According to the FTC staff report on last year’s hearings, business rivals may collaborate for a number of different reasons -- to combine existing research or production facilities, to jointly invest in new facilities in the U.S. or abroad, to jointly distribute or sell their products, or to jointly buy supplies they need for production, for example. Joint ventures with foreign firms may carry the promise of opening markets that otherwise might be difficult to enter. Joint ventures with rivals in the U.S. may enable the participating firms to defray high research and development costs, spread risk, or exploit complementary expertise and technological capabilities. At the same time, some joint ventures raise concerns about the degree to which competition among rivals has been curtailed. The FTC staff report concluded that it has been difficult for antitrust policy to take into account the complexity of the business reasons for joint ventures and at the same time provide clear guidance on which joint ventures raise competitive concerns.

One outcome of the project could be the development of additional guidelines to describe the antitrust analysis of joint ventures and other competitor collaborations. At the moment, there are two sets of guidelines, issued jointly by the FTC and the Antitrust Division of the Department of Justice, that provide guidance relevant to joint ventures in the areas of health care and intellectual property.

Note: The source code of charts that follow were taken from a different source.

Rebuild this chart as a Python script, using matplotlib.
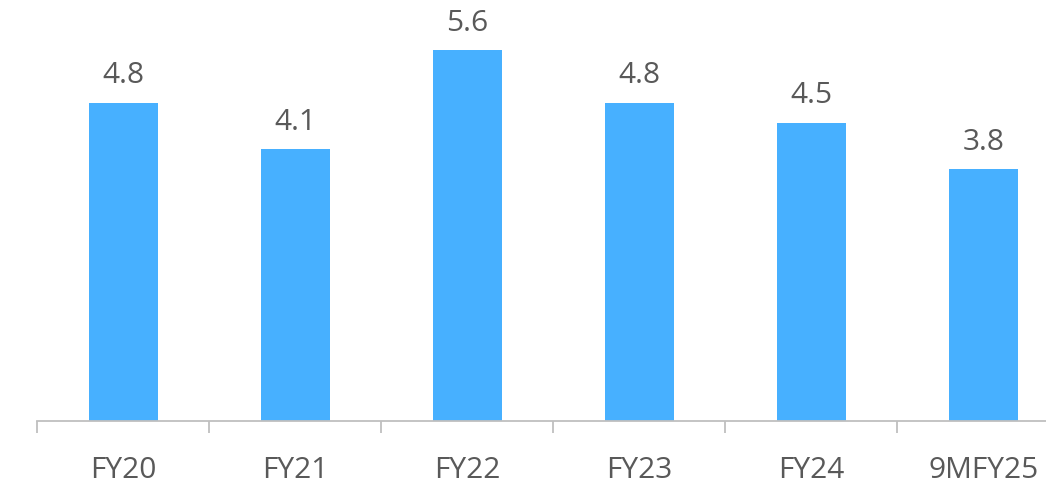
import matplotlib
matplotlib.use("Agg")
import matplotlib.pyplot as plt

categories = ["FY20", "FY21", "FY22", "FY23", "FY24", "9MFY25"]
values = [4.8, 4.1, 5.6, 4.8, 4.5, 3.8]
value_labels = ["4.8", "4.1", "5.6", "4.8", "4.5", "3.8"]

plt.rcParams['font.family'] = ['Open Sans', 'DejaVu Sans']

W, H = 1046, 484
fig = plt.figure(figsize=(W / 100, H / 100), dpi=100)
base = 420.5
left = 37
cat_w = 172.1
ax = fig.add_axes([left / W, 1 - base / H, cat_w * 6 / W, base / H])

bar_color = "#47B0FF"
text_color = "#595959"
fs = 21.5
x = list(range(len(categories)))
ax.bar(x, values, width=69 / cat_w, color=bar_color, zorder=2)
ax.set_xlim(-0.5, 5.5)
ax.set_ylim(0, base / 66.1)

for xi, v, lab in zip(x, values, value_labels):
    ax.annotate(lab, (xi, v), xytext=(0, 14.2), textcoords="offset points",
                ha="center", va="baseline", fontsize=fs, color=text_color)

for xi, cat in zip(x, categories):
    ax.annotate(cat, (xi, 0), xycoords=("data", "axes fraction"),
                xytext=(0, -41.6), textcoords="offset points",
                ha="center", va="baseline", fontsize=fs, color=text_color,
                annotation_clip=False)

for s in ["top", "right", "left"]:
    ax.spines[s].set_visible(False)
ax.spines["bottom"].set_color("#BFBFBF")
ax.spines["bottom"].set_linewidth(1.3)
ax.set_yticks([])

ax.set_xticks([i - 0.5 for i in range(7)])
ax.set_xticklabels([])
ax.tick_params(axis="x", which="major", length=8.5, width=1.3, color="#BFBFBF")

fig.savefig("out.png", dpi=100)
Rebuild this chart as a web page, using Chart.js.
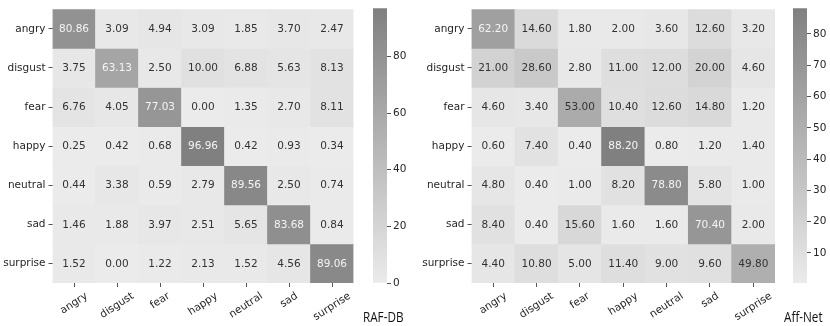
<!DOCTYPE html>
<html>
<head>
<meta charset="utf-8">
<script src="https://cdn.jsdelivr.net/npm/chart.js@4.4.0/dist/chart.umd.min.js"></script>
<style>
  body { margin: 0; background: #fff; width: 830px; height: 326px; position: relative; overflow: hidden; }
  canvas { position: absolute; top: 0; }
  .name { position: absolute; top: 309px; line-height: 15px; white-space: nowrap;
          font-family: 'Open Sans', sans-serif; font-size: 15px; color: #111;
          transform: scaleX(0.78); transform-origin: 0 0; }
</style>
</head>
<body>
<canvas id="rafMap" style="left:0px" width="356" height="326"></canvas>
<canvas id="rafBar" style="left:373px" width="37" height="326"></canvas>
<canvas id="affMap" style="left:410px" width="370" height="326"></canvas>
<canvas id="affBar" style="left:793px" width="37" height="326"></canvas>
<div class="name" style="left:363px">RAF-DB</div>
<div class="name" style="left:784px">Aff-Net</div>
<script>
var emotions = ['angry', 'disgust', 'fear', 'happy', 'neutral', 'sad', 'surprise'];

// RAF-DB confusion matrix (rows: true, cols: predicted), %
var rafRows = [
  [80.86, 3.09, 4.94, 3.09, 1.85, 3.70, 2.47],
  [3.75, 63.13, 2.50, 10.00, 6.88, 5.63, 8.13],
  [6.76, 4.05, 77.03, 0.00, 1.35, 2.70, 8.11],
  [0.25, 0.42, 0.68, 96.96, 0.42, 0.93, 0.34],
  [0.44, 3.38, 0.59, 2.79, 89.56, 2.50, 0.74],
  [1.46, 1.88, 3.97, 2.51, 5.65, 83.68, 0.84],
  [1.52, 0.00, 1.22, 2.13, 1.52, 4.56, 89.06]
];
var rafTicks = [0, 20, 40, 60, 80];

// Aff-Net confusion matrix, %
var affRows = [
  [62.20, 14.60, 1.80, 2.00, 3.60, 12.60, 3.20],
  [21.00, 28.60, 2.80, 11.00, 12.00, 20.00, 4.60],
  [4.60, 3.40, 53.00, 10.40, 12.60, 14.80, 1.20],
  [0.60, 7.40, 0.40, 88.20, 0.80, 1.20, 1.40],
  [4.80, 0.40, 1.00, 8.20, 78.80, 5.80, 1.00],
  [8.40, 0.40, 15.60, 1.60, 1.60, 70.40, 2.00],
  [4.40, 10.80, 5.00, 11.40, 9.00, 9.60, 49.80]
];
var affTicks = [10, 20, 30, 40, 50, 60, 70, 80];

var FONT = { family: 'DejaVu Sans', size: 10.5 };
var TEXT = '#262626';
var LIGHT = 235, DARK = 128;

function shade(v, lo, hi) {
  var t = (v - lo) / (hi - lo);
  var c = Math.round(LIGHT - t * (LIGHT - DARK));
  return 'rgb(' + c + ',' + c + ',' + c + ')';
}

var cellText = {
  id: 'cellText',
  afterDatasetsDraw: function (chart) {
    var ctx = chart.ctx;
    var o = chart.options.plugins.cellText;
    ctx.save();
    ctx.font = '10.5px "DejaVu Sans"';
    ctx.textAlign = 'center';
    ctx.textBaseline = 'middle';
    chart.data.datasets.forEach(function (ds, di) {
      chart.getDatasetMeta(di).data.forEach(function (bar, i) {
        var v = ds.values[i];
        var t = (v - o.lo) / (o.hi - o.lo);
        ctx.fillStyle = t > 0.63 ? '#f4f4f4' : '#333';
        ctx.fillText(v.toFixed(2), bar.x, (bar.y + bar.base) / 2 + 0.5);
      });
    });
    ctx.restore();
  }
};

var rotatedLabels = {
  id: 'rotatedLabels',
  afterDraw: function (chart) {
    var ctx = chart.ctx, xs = chart.scales.x;
    var a = 33 * Math.PI / 180;
    var top = chart.chartArea.bottom + 8;
    ctx.save();
    ctx.font = '10.5px "DejaVu Sans"';
    ctx.fillStyle = TEXT;
    ctx.textAlign = 'center';
    ctx.textBaseline = 'middle';
    emotions.forEach(function (lab, i) {
      var w = ctx.measureText(lab).width;
      var h = 10;
      var cx = xs.getPixelForValue(i);
      var cy = top + (w * Math.sin(a) + h * Math.cos(a)) / 2;
      ctx.save();
      ctx.translate(cx, cy);
      ctx.rotate(-a);
      ctx.fillText(lab, 0, 0);
      ctx.restore();
    });
    ctx.restore();
  }
};

function heatmap(id, rows, lo, hi, axisW, padRight) {
  var datasets = rows.map(function (row, r) {
    return {
      data: row.map(function () { return [r, r + 1]; }),
      values: row,
      backgroundColor: row.map(function (v) { return shade(v, lo, hi); }),
      borderWidth: 0,
      grouped: false,
      barPercentage: 1,
      categoryPercentage: 1
    };
  });
  return new Chart(document.getElementById(id), {
    type: 'bar',
    data: { labels: emotions, datasets: datasets },
    plugins: [cellText, rotatedLabels],
    options: {
      responsive: false,
      animation: false,
      events: [],
      layout: { padding: { top: 3, right: padRight, left: 0, bottom: 0 } },
      plugins: {
        legend: { display: false },
        tooltip: { enabled: false },
        cellText: { lo: lo, hi: hi }
      },
      scales: {
        x: {
          type: 'category',
          offset: true,
          grid: { offset: false, drawOnChartArea: false, drawTicks: true, tickLength: 4, color: '#555' },
          border: { display: false },
          ticks: { display: false },
          afterFit: function (s) { s.height = 43; }
        },
        y: {
          type: 'linear',
          min: 0,
          max: 7,
          reverse: true,
          grid: { drawOnChartArea: false, drawTicks: true, tickLength: 4, color: '#555' },
          border: { display: false },
          afterBuildTicks: function (s) {
            s.ticks = emotions.map(function (e, i) { return { value: i + 0.5 }; });
          },
          ticks: {
            autoSkip: false,
            font: FONT,
            color: TEXT,
            padding: 3,
            callback: function (v) { return emotions[Math.floor(v)]; }
          },
          afterFit: function (s) { s.width = axisW; }
        }
      }
    }
  });
}

function colorbar(id, lo, hi, tickVals) {
  return new Chart(document.getElementById(id), {
    type: 'bar',
    data: {
      labels: [''],
      datasets: [{
        data: [[lo, hi]],
        borderWidth: 0,
        barPercentage: 1,
        categoryPercentage: 1,
        backgroundColor: function (c) {
          var area = c.chart.chartArea;
          if (!area) return shade(hi, lo, hi);
          var g = c.chart.ctx.createLinearGradient(0, area.bottom, 0, area.top);
          g.addColorStop(0, shade(lo, lo, hi));
          g.addColorStop(1, shade(hi, lo, hi));
          return g;
        }
      }]
    },
    options: {
      responsive: false,
      animation: false,
      events: [],
      layout: { padding: { top: 3, bottom: 43, left: 0, right: 0 } },
      plugins: { legend: { display: false }, tooltip: { enabled: false } },
      scales: {
        x: { display: false },
        y: {
          position: 'right',
          min: lo,
          max: hi,
          grid: { drawOnChartArea: false, drawTicks: true, tickLength: 4, color: '#555' },
          border: { display: false },
          afterBuildTicks: function (s) {
            s.ticks = tickVals.map(function (v) { return { value: v }; });
          },
          ticks: { font: FONT, color: TEXT, padding: 2 },
          afterFit: function (s) { s.width = 23; }
        }
      }
    }
  });
}

heatmap('rafMap', rafRows, 0, 96.96, 52.5, 2.5);
colorbar('rafBar', 0, 96.96, rafTicks);
heatmap('affMap', affRows, 0.4, 88.2, 61.5, 5);
colorbar('affBar', 0.4, 88.2, affTicks);
</script>
</body>
</html>
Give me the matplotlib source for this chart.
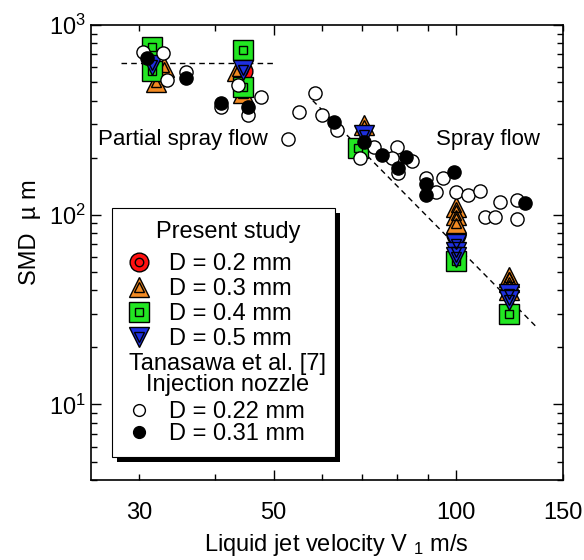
import matplotlib
matplotlib.use("Agg")
import matplotlib.pyplot as plt
from matplotlib.lines import Line2D
from matplotlib.patches import Rectangle

plt.rcParams['font.family'] = ['Liberation Sans', 'DejaVu Sans']
plt.rcParams['mathtext.default'] = 'regular'

# ---- present study (V m/s, SMD um) ----
v_d02 = [44.5, 44.5, 44.5, 100]
smd_d02 = [740, 575, 455, 78]

v_d03 = [32, 33, 43.5, 44.5, 70.5, 100, 100, 100, 122, 122, 122]
smd_d03 = [500, 600, 575, 440, 298, 110, 100, 91, 47, 44, 40]

v_d04 = [31.5, 31.5, 44.5, 44.5, 69, 100, 122]
smd_d04 = [770, 570, 740, 470, 225, 57, 30]

v_d05 = [31.5, 44.5, 70.5, 100, 100, 100, 122, 122]
smd_d05 = [615, 580, 262, 70, 64, 60, 38, 35.5]

# ---- Tanasawa et al. [7] ----
v_d022 = [30.4, 32.9, 33.3, 35.9, 41, 43.6, 47.7, 45.3, 55, 58.6, 52.9, 60,
          63.6, 69.5, 73.3, 80, 78.5, 84.7, 80.3, 89.3, 92.6, 95.2, 99.8,
          104.5, 109.4, 118, 111.5, 116, 125.9, 125.9]
smd_d022 = [721, 712, 514, 566, 370, 483, 418, 336, 349, 438, 251, 336,
            280, 200, 228, 228, 200, 192, 166, 157, 132, 157, 131,
            127, 134, 117, 97.7, 97.7, 120, 95]

v_d031 = [30.9, 35.9, 41, 45.3, 63, 70.5, 75.5, 82.7, 80.3, 89.3, 89.3, 99, 129.7]
smd_d031 = [670, 526, 388, 370, 308, 242, 207, 202, 177, 146, 127, 168, 116]

# ---- guide lines ----
v_partial = [28, 50]
smd_partial = [630, 630]
v_spray = [58, 135]
smd_spray = [400, 26]

fig = plt.figure(figsize=(5.84, 5.6), dpi=100)
ax = fig.add_axes([91 / 584, 80 / 560, 472 / 584, 455 / 560])
ax.set_xscale('log')
ax.set_yscale('log')

ax.plot(v_partial, smd_partial, ls=(0, (4, 3)), color='black', lw=1)
ax.plot(v_spray, smd_spray, ls=(0, (4, 3)), color='black', lw=1)

series = [
    (v_d02, smd_d02, 'o', '#ff1010', 'D = 0.2 mm', 13.5),
    (v_d03, smd_d03, '^', '#f28a22', 'D = 0.3 mm', 15),
    (v_d04, smd_d04, 's', '#22e622', 'D = 0.4 mm', 14),
    (v_d05, smd_d05, 'v', '#1e30e0', 'D = 0.5 mm', 15),
]
present_handles = []
present_labels = []
for v, d, m, c, lab, ms in series:
    ax.plot(v, d, ls='none', marker=m, ms=ms, mfc=c, mec='black', mew=1)
    ax.plot(v, d, ls='none', marker=m, ms=ms * 0.45, mfc='none', mec='black', mew=1)
    outer = Line2D([], [], ls='none', marker=m, ms=ms, mfc=c, mec='black', mew=1)
    inner = Line2D([], [], ls='none', marker=m, ms=ms * 0.45, mfc='none', mec='black', mew=1)
    present_handles.append((outer, inner))
    present_labels.append(lab)

ax.plot(v_d022, smd_d022, ls='none', marker='o', ms=9.5, mfc='white', mec='black', mew=1)
ax.plot(v_d031, smd_d031, ls='none', marker='o', ms=9.5, mfc='black', mec='black', mew=1)

ax.text(25.7, 248, 'Partial spray flow', fontsize=16, ha='left', va='center')
ax.text(92.6, 248, 'Spray flow', fontsize=16, ha='left', va='center')

ax.set_xlim(25, 150)
ax.set_ylim(4, 1000)

ax.set_xticks([50, 100], ['50', '100'])
ax.set_xticks([30, 40, 60, 70, 80, 90, 150],
              ['30', '', '', '', '', '', '150'], minor=True)
ax.tick_params(axis='both', which='both', direction='in', top=True, right=True,
               labelsize=17, width=1)
ax.tick_params(axis='x', which='both', pad=16)
ax.tick_params(axis='y', which='both', pad=4)
ax.tick_params(axis='both', which='major', length=7)
ax.tick_params(axis='both', which='minor', length=4.3)
for s in ax.spines.values():
    s.set_linewidth(1.2)

ax.set_xlabel('Liquid jet velocity V $_{1}$ m/s', fontsize=17)
ax.set_ylabel('SMD  \u00b5 m', fontsize=17)
ax.xaxis.set_label_coords(0.52, -0.143)
ax.xaxis.label.set_va('center')
ax.yaxis.set_label_coords(-0.129, 0.545)
ax.yaxis.label.set_va('center')

# legend box with shadow
ax.add_patch(Rectangle((0.0445 + 0.0106, 0.0505 - 0.011), 0.4725, 0.5475,
                       transform=ax.transAxes, fc='black', ec='none', zorder=3.9))
ax.add_patch(Rectangle((0.0445, 0.0505), 0.4725, 0.5475,
                       transform=ax.transAxes, fc='white', ec='black', lw=0.8, zorder=4))

ax.text(0.29, 0.545, 'Present study', transform=ax.transAxes, fontsize=17,
        ha='center', va='center', zorder=6)
ax.text(0.29, 0.232, 'Tanasawa et al. [7]\nInjection nozzle', transform=ax.transAxes,
        fontsize=17, ha='center', va='center', multialignment='center',
        linespacing=0.95, zorder=6)

leg1 = ax.legend(present_handles, present_labels,
                 loc='upper left', bbox_to_anchor=(0.0657, 0.499), frameon=False,
                 fontsize=17, handlelength=1.4, handletextpad=0.6,
                 labelspacing=0.13, borderpad=0, borderaxespad=0)
ax.add_artist(leg1)

tan_handles = [
    Line2D([], [], ls='none', marker='o', ms=8.5, mfc='white', mec='black', mew=1),
    Line2D([], [], ls='none', marker='o', ms=8.5, mfc='black', mec='black', mew=1),
]
leg2 = ax.legend(tan_handles, ['D = 0.22 mm', 'D = 0.31 mm'],
                 loc='upper left', bbox_to_anchor=(0.0657, 0.174), frameon=False,
                 fontsize=17, handlelength=1.4, handletextpad=0.6,
                 labelspacing=0.0, borderpad=0, borderaxespad=0)

fig.savefig('out.png', dpi=100)
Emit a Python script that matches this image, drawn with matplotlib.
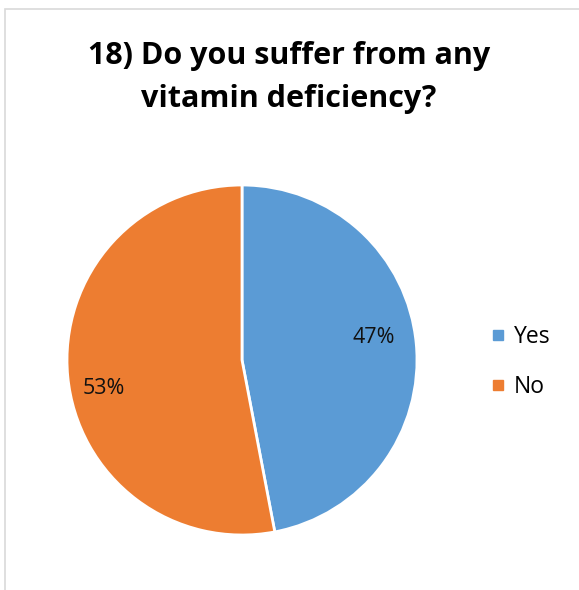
import matplotlib.pyplot as plt
from matplotlib.patches import Rectangle
from matplotlib.lines import Line2D

labels = ["Yes", "No"]
shares = [47, 53]
colors = ["#5B9BD5", "#ED7D31"]

plt.rcParams['font.family'] = ['Open Sans', 'DejaVu Sans']

fig = plt.figure(figsize=(5.79, 5.90), dpi=100)
W, H = 579, 590

# chart area border (light gray, cropped on right/bottom)
fig.add_artist(Rectangle((5 / W, -0.2), 2, 1.2 - 9 / H, transform=fig.transFigure,
                         fill=False, edgecolor="#D9D9D9", linewidth=1.2))

cx, cy, r = 242, 360, 175
ax = fig.add_axes([(cx - r) / W, (H - cy - r) / H, 2 * r / W, 2 * r / H])
wedges, texts, autotexts = ax.pie(
    shares, colors=colors, startangle=90, counterclock=False,
    autopct=lambda p: f"{round(p)}%", pctdistance=0.78,
    wedgeprops=dict(edgecolor="white", linewidth=2),
    textprops=dict(fontsize=15.5, color="#111111"))
ax.set_xlim(-1, 1)
ax.set_ylim(-1, 1)
ax.set_aspect("equal")

# Excel-style label placement
autotexts[0].set_position((0.754, 0.126))
autotexts[1].set_position((-0.789, -0.16))

fig.text(289 / W, 1 - 56 / H, "18) Do you suffer from any", ha="center", va="center",
         fontsize=22, fontweight="bold")
fig.text(289 / W, 1 - 99 / H, "vitamin deficiency?", ha="center", va="center",
         fontsize=22, fontweight="bold")

handles = [Line2D([0], [0], marker="s", linestyle="", markersize=7.5,
                  markerfacecolor=c, markeredgecolor=c) for c in colors]
fig.legend(handles, labels, loc="center left", bbox_to_anchor=(466 / W, 1 - 362 / H),
           frameon=False, fontsize=16.5, handletextpad=0.2, labelspacing=1.1,
           handlelength=1.0)

fig.savefig("out.png", dpi=100)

The Joint Venture Project will be undertaken by the FTC’s Policy Planning staff, which prepared Volume I of the FTC hearings staff report, Competition Policy in the New High-Tech, Global Marketplace. Policy Planning staff estimate that the project will take approximately one year. DOJ’s Antitrust Division will provide continuing input as the project develops. In addition, there will be opportunities for public input, most likely beginning in the late spring or early summer and continuing at later stages of the project as well.

The Commission vote to authorize The Joint Venture Project was 5-0.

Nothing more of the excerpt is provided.